La relation à Dieu se vit dans la famille mais elle se vit aussi dans l’Eglise. Et les enfants expérimentent cette dimension ecclésiale en se familiarisant progressivement avec la liturgie (à la messe le dimanche, à l’occasion de baptêmes ou de mariages familiaux), en s’intégrant au groupe d’éveil à la foi de la paroisse, en rencontrant d’autres chrétiens que leurs parents et des prêtres, des religieuses…

Conclusion

Dans toute éducation il faut, me semble-t-il, concilier deux mots : autorité et liberté. La tâche éducative des parents trouve ses racines dans sa participation à l’œuvre créatrice de Dieu, elle trouve sa source dans le sacrement de mariage qui les consacre à l’éducation proprement chrétienne des enfants et les appelle donc à participer à l’autorité et à l’amour même de Dieu Père et du Christ Pasteur, tout comme à l’amour maternel de l’Eglise, afin qu’ils puissent aider leurs enfants dans leur croissance humaine et chrétienne. La juste autorité 3, celle du Christ dans l’Evangile, permet à l’enfant de poser ses repères et de faire des choix pour devenir adulte à son tour.
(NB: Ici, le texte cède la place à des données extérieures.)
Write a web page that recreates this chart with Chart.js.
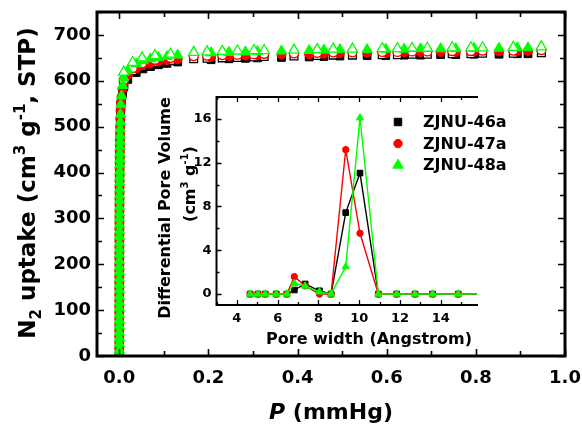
<!DOCTYPE html>
<html>
<head>
<meta charset="utf-8">
<script src="https://cdn.jsdelivr.net/npm/chart.js"></script>
<style>
  body { margin: 0; background: #fff; }
  #wrap { position: relative; width: 582px; height: 427px; }
  #main { position: absolute; left: 0; top: 0; }
  #inset { position: absolute; left: 150px; top: 85px; }
</style>
</head>
<body>
<div id="wrap">
  <canvas id="main" width="582" height="427"></canvas>
  <canvas id="inset" width="380" height="270"></canvas>
</div>
<script>
// ===== main plot: N2 isotherms (filled = adsorption, open = desorption) =====
const pressureAds = [0.00001, 0.000015, 0.00002, 0.000025, 0.00003, 0.000035, 0.00004, 0.00005, 0.00006, 0.00007,
  0.00008, 0.00009, 0.0001, 0.00011, 0.00012, 0.00014, 0.00016, 0.00018, 0.0002, 0.00022,
  0.00025, 0.00028, 0.00031, 0.00035, 0.00039, 0.00044, 0.0005, 0.00056, 0.00063, 0.0007,
  0.00078, 0.00087, 0.00097, 0.0011, 0.0012, 0.0014, 0.0016, 0.0018, 0.002, 0.0023,
  0.0027, 0.0035, 0.005, 0.0075, 0.01, 0.019, 0.038, 0.053, 0.07, 0.088,
  0.107, 0.131, 0.206, 0.246, 0.283, 0.31, 0.364, 0.426, 0.459, 0.495,
  0.556, 0.598, 0.639, 0.676, 0.721, 0.755, 0.796, 0.852, 0.893, 0.917]
const ads46 = [2, 15, 28, 41, 54, 67, 80, 93, 106, 119,
  132, 145, 158, 171, 184, 197, 210, 223, 236, 249,
  262, 275, 288, 301, 314, 327, 340, 353, 366, 379,
  392, 405, 418, 431, 444, 457, 470, 483, 498, 514,
  530, 545, 557, 573, 586, 603, 618, 626, 631, 635,
  638, 641, 646, 648, 649, 650, 651, 652, 653, 654,
  655, 655, 656, 656, 657, 657, 658, 658, 659, 659]
const ads47 = [3, 16, 29, 42, 55, 68, 81, 94, 107, 120,
  133, 146, 159, 172, 185, 198, 211, 224, 237, 250,
  263, 276, 289, 302, 315, 328, 341, 354, 367, 380,
  393, 406, 419, 432, 445, 458, 471, 485, 500, 517,
  535, 553, 565, 582, 595, 612, 627, 634, 638, 642,
  645, 647, 652, 654, 655, 656, 657, 658, 659, 660,
  661, 661, 662, 662, 663, 663, 664, 664, 665, 665]
const ads48 = [1, 13, 27, 39, 52, 66, 78, 91, 105, 117,
  130, 144, 156, 169, 183, 195, 208, 222, 234, 247,
  261, 273, 286, 300, 312, 325, 339, 351, 364, 378,
  390, 403, 417, 429, 442, 456, 468, 481, 495, 510,
  527, 548, 567, 590, 607, 622, 637, 644, 648, 651,
  653, 656, 661, 662, 663, 664, 665, 666, 667, 668,
  668, 669, 669, 670, 670, 670, 671, 671, 672, 672]

const pressureDes = [0.947, 0.884, 0.815, 0.789, 0.747, 0.691, 0.657, 0.624, 0.59, 0.523,
  0.48, 0.444, 0.392, 0.325, 0.302, 0.265, 0.231, 0.197, 0.167, 0.115,
  0.08, 0.051, 0.03, 0.01]
const des46 = [661, 660, 660, 659, 659, 658, 658, 657, 657, 656,
  656, 655, 654, 653, 652, 651, 650, 649, 648, 644,
  640, 632, 622, 592]
const des47 = [667, 666, 666, 665, 665, 664, 664, 663, 663, 662,
  662, 661, 660, 659, 658, 657, 656, 655, 654, 650,
  646, 638, 628, 602]
const des48 = [674, 673, 672, 672, 672, 671, 671, 670, 670, 669,
  669, 668, 667, 666, 666, 665, 664, 663, 662, 658,
  655, 650, 640, 619]

const mainXTicks = [0, 0.2, 0.4, 0.6, 0.8, 1.0]
const mainYTicks = [0, 100, 200, 300, 400, 500, 600, 700]

// ===== inset: pore size distribution =====
const poreWidth = [4.65, 5.03, 5.39, 5.93, 6.45, 6.82, 7.35, 8.05, 8.62, 9.34, 10.04, 10.94, 11.84, 12.74, 13.6, 14.86, 16.2]
const pv46 = [0, 0, 0, 0, 0, 0.37, 0.92, 0.3, 0, 7.44, 11.05, 0, 0, 0, 0, 0, 0]
const pv47 = [0, 0, 0, 0, 0, 1.59, 0.75, 0, 0, 13.19, 5.55, 0, 0, 0, 0, 0, 0]
const pv48 = [0, 0, 0, 0, 0, 0.98, 0.73, 0.2, 0, 2.5, 16.1, 0, 0, 0, 0, 0, 0]

const insetXTicks = [4, 6, 8, 10, 12, 14]
const insetYTicks = [0, 4, 8, 12, 16]

const seriesNames = ['ZJNU-46a', 'ZJNU-47a', 'ZJNU-48a']

const BLACK = '#000000', RED = '#ff0000', GREEN = '#00ff00'
const FONT = '"DejaVu Sans", sans-serif'

const zip = (xs, ys) => xs.map((x, i) => ({ x: x, y: ys[i] }))

// draws a text made of pieces (for sub/superscripts), centred on x,y
function richText(ctx, parts, x, y, angle) {
    ctx.save()
    ctx.translate(x, y)
    ctx.rotate(angle)
    ctx.textAlign = 'left'
    ctx.textBaseline = 'alphabetic'
    ctx.fillStyle = '#000'
    let total = 0
    parts.forEach(p => { ctx.font = p.f; p.w = ctx.measureText(p.t).width; total += p.w })
    let cx = -total / 2
    parts.forEach(p => { ctx.font = p.f; ctx.fillText(p.t, cx, p.dy || 0); cx += p.w })
    ctx.restore()
}

// frame + inward ticks (major and minor)
function frameTicks(chart, o) {
    const { ctx, chartArea: a } = chart
    const x = chart.scales.x, y = chart.scales.y
    ctx.save()
    ctx.strokeStyle = '#000'
    ctx.lineWidth = o.lw
    ctx.lineCap = 'square'
    ctx.beginPath()
    ctx.moveTo(a.left, a.top); ctx.lineTo(a.left, a.bottom)
    ctx.moveTo(a.left, a.bottom); ctx.lineTo(a.right, a.bottom)
    ctx.moveTo(a.left, a.top); ctx.lineTo(a.right, a.top)
    if (o.right) { ctx.moveTo(a.right, a.top); ctx.lineTo(a.right, a.bottom) }
    ctx.stroke()
    ctx.lineWidth = o.tw
    ctx.lineCap = 'butt'
    ctx.beginPath()
    for (let v = o.xStart; v <= x.max + 1e-9; v += o.xStep / 2) {
        if (v < x.min) continue
        const px = Math.round(x.getPixelForValue(v)) + 0.5
        const major = Math.abs(Math.round(v / o.xStep) * o.xStep - v) < 1e-6
        const L = major ? o.major : o.minor
        ctx.moveTo(px, a.bottom); ctx.lineTo(px, a.bottom - L)
        ctx.moveTo(px, a.top); ctx.lineTo(px, a.top + L)
    }
    for (let v = o.yStart; v <= y.max + 1e-9; v += o.yStep / 2) {
        if (v < y.min) continue
        const py = Math.round(y.getPixelForValue(v)) + 0.5
        const major = Math.abs(Math.round(v / o.yStep) * o.yStep - v) < 1e-6
        const L = major ? o.major : o.minor
        ctx.moveTo(a.left, py); ctx.lineTo(a.left + L, py)
        if (o.right) { ctx.moveTo(a.right, py); ctx.lineTo(a.right - L, py) }
    }
    ctx.stroke()
    ctx.restore()
}

function setTicks(list) {
    return scale => { scale.ticks = list.map(v => ({ value: v })) }
}

// fixed axis size, no extra label padding in the layout
function fixSize(prop, size) {
    return s => {
        s[prop] = size
        s.paddingTop = 0; s.paddingBottom = 0; s.paddingLeft = 0; s.paddingRight = 0
    }
}

// ============ main chart ============ //
function isoSet(data, color, style, r, open, order) {
    return {
        data: data,
        showLine: false,
        pointStyle: style,
        pointRadius: r,
        pointHoverRadius: r,
        pointBackgroundColor: open ? '#ffffff' : color,
        pointBorderColor: color,
        pointBorderWidth: open ? 1.3 : 1,
        order: order
    }
}

const mainPlugin = {
    id: 'mainDeco',
    afterDraw(chart) {
        frameTicks(chart, { lw: 3, tw: 1.6, major: 7, minor: 5, right: true,
            xStart: 0, xStep: 0.2, yStart: 0, yStep: 100 })
        const ctx = chart.ctx
        const big = 'bold 23px ' + FONT, small = 'bold 15px ' + FONT
        richText(ctx, [
            { t: 'N', f: big }, { t: '2', f: small, dy: 6 },
            { t: ' uptake (cm', f: big }, { t: '3', f: small, dy: -10 },
            { t: ' g', f: big }, { t: '-1', f: small, dy: -10 },
            { t: ', STP)', f: big }
        ], 35, 183, -Math.PI / 2)
        richText(ctx, [
            { t: 'P', f: 'italic bold 22px ' + FONT },
            { t: ' (mmHg)', f: 'bold 22px ' + FONT }
        ], 331, 419, 0)
    }
}

new Chart(document.getElementById('main'), {
    type: 'scatter',
    data: {
        datasets: [
            isoSet(zip(pressureDes, des48), GREEN, 'triangle', 6, true, 0),
            isoSet(zip(pressureAds, ads48), GREEN, 'triangle', 6, false, 1),
            isoSet(zip(pressureDes, des47), RED, 'circle', 4.5, true, 2),
            isoSet(zip(pressureAds, ads47), RED, 'circle', 4.5, false, 3),
            isoSet(zip(pressureDes, des46), BLACK, 'rect', 5.5, true, 4),
            isoSet(zip(pressureAds, ads46), BLACK, 'rect', 5.5, false, 5)
        ]
    },
    options: {
        responsive: false,
        animation: false,
        devicePixelRatio: 1,
        layout: { padding: { left: 0, right: 17, top: 12, bottom: 0 } },
        plugins: { legend: { display: false }, tooltip: { enabled: false } },
        scales: {
            x: {
                type: 'linear', min: -0.05, max: 1.0,
                afterBuildTicks: setTicks(mainXTicks),
                afterFit: fixSize('height', 71),
                grid: { display: false, drawTicks: false },
                border: { display: false },
                ticks: { padding: 12, color: '#000', font: { family: FONT, size: 18, weight: 'bold' },
                    maxRotation: 0, callback: v => v.toFixed(1) }
            },
            y: {
                type: 'linear', min: 0, max: 750,
                afterBuildTicks: setTicks(mainYTicks),
                afterFit: fixSize('width', 97),
                grid: { display: false, drawTicks: false },
                border: { display: false },
                ticks: { padding: 6, color: '#000', font: { family: FONT, size: 18, weight: 'bold' } }
            }
        }
    },
    plugins: [mainPlugin]
})

// ============ inset chart ============ //
function psdSet(ys, color, style, r, order, label) {
    return {
        label: label,
        data: zip(poreWidth, ys),
        showLine: true,
        borderColor: color,
        borderWidth: 1.4,
        pointStyle: style,
        pointRadius: r,
        pointHoverRadius: r,
        pointBackgroundColor: color,
        pointBorderColor: color,
        pointBorderWidth: 1,
        order: order
    }
}

const insetPlugin = {
    id: 'insetDeco',
    afterDraw(chart) {
        frameTicks(chart, { lw: 2, tw: 1.3, major: 5, minor: 3, right: false,
            xStart: 3, xStep: 2, yStart: -2, yStep: 4 })
        const ctx = chart.ctx
        const f = 'bold 16px ' + FONT, s = 'bold 10px ' + FONT
        // offsets: inset canvas sits at (150, 85)
        richText(ctx, [{ t: 'Differential Pore Volume', f: f }], 170 - 150, 208 - 85, -Math.PI / 2)
        richText(ctx, [
            { t: '(cm', f: f }, { t: '3', f: s, dy: -7 },
            { t: ' g', f: f }, { t: '-1', f: s, dy: -7 },
            { t: ')', f: f }
        ], 195 - 150, 184 - 85, -Math.PI / 2)
        richText(ctx, [{ t: 'Pore width (Angstrom)', f: f }], 369 - 150, 344 - 85, 0)

        // legend
        const styles = [
            { pointStyle: 'rect', radius: 5.3, color: BLACK },
            { pointStyle: 'circle', radius: 4.2, color: RED },
            { pointStyle: 'triangle', radius: 6, color: GREEN }
        ]
        ctx.save()
        seriesNames.forEach((name, i) => {
            const ly = 122 + i * 21.6 - 85
            const st = styles[i]
            ctx.fillStyle = st.color
            ctx.strokeStyle = st.color
            Chart.helpers.drawPoint(ctx, { pointStyle: st.pointStyle, radius: st.radius, rotation: 0, borderWidth: 1 }, 398 - 150, ly)
            ctx.fillStyle = '#000'
            ctx.font = 'bold 16px ' + FONT
            ctx.textAlign = 'left'
            ctx.textBaseline = 'middle'
            ctx.fillText(name, 423 - 150, ly + 1)
        })
        ctx.restore()
    }
}

new Chart(document.getElementById('inset'), {
    type: 'scatter',
    data: {
        datasets: [
            psdSet(pv48, GREEN, 'triangle', 4.2, 0, seriesNames[2]),
            psdSet(pv47, RED, 'circle', 3.2, 1, seriesNames[1]),
            psdSet(pv46, BLACK, 'rect', 4, 2, seriesNames[0])
        ]
    },
    options: {
        responsive: false,
        animation: false,
        devicePixelRatio: 1,
        layout: { padding: { left: 0, right: 53, top: 12, bottom: 0 } },
        plugins: { legend: { display: false }, tooltip: { enabled: false } },
        scales: {
            x: {
                type: 'linear', min: 3, max: 15.78,
                afterBuildTicks: setTicks(insetXTicks),
                afterFit: fixSize('height', 50),
                grid: { display: false, drawTicks: false },
                border: { display: false },
                ticks: { padding: 6, color: '#000', font: { family: FONT, size: 13, weight: 'bold' }, maxRotation: 0 }
            },
            y: {
                type: 'linear', min: -1, max: 18,
                afterBuildTicks: setTicks(insetYTicks),
                afterFit: fixSize('width', 66.5),
                grid: { display: false, drawTicks: false },
                border: { display: false },
                ticks: { padding: 5, color: '#000', font: { family: FONT, size: 13, weight: 'bold' } }
            }
        }
    },
    plugins: [insetPlugin]
})
</script>
</body>
</html>
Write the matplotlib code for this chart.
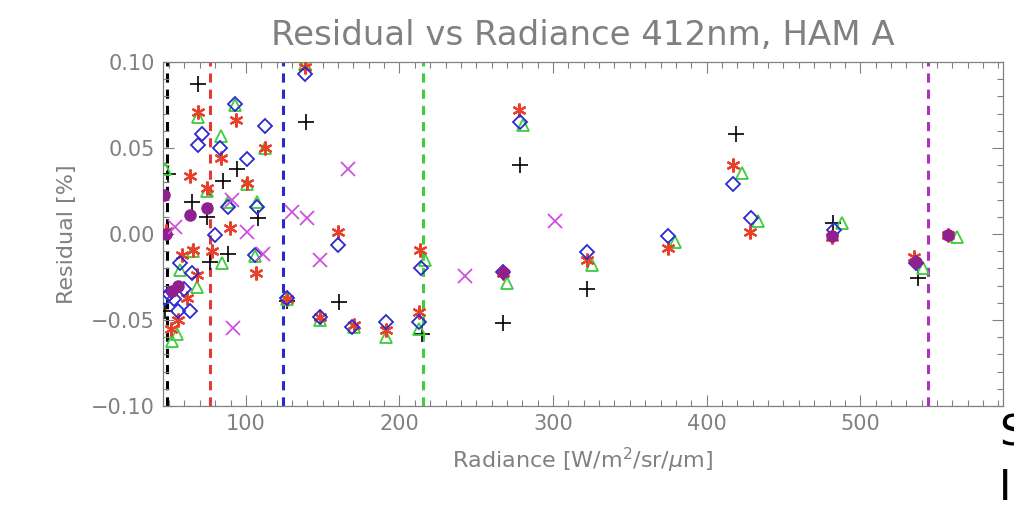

La liberté ne se conquiert pas en un jour. Eduquer un enfant, c’est l’aider à ne pas dépendre de ses envies, de ses caprices, c’est l’aider à renoncer au "tout, tout de suite". L’éducation apprend à l’enfant à passer de la dépendance totale à une autonomie progressive qui va lui permettre de se construire, de s’épanouir, d’être à son tour créateur et d’aimer. Etre vraiment libre, ce n’est pas faire n’importe quoi ; ce n’est pas faire tout ce dont on a envie, quand on en a envie ; c’est plutôt vouloir profondément, de façon personnelle, ce qu’on fait. C’est être capable de faire des choix quelquefois risqués et d’aller jusqu’au bout de ses engagements.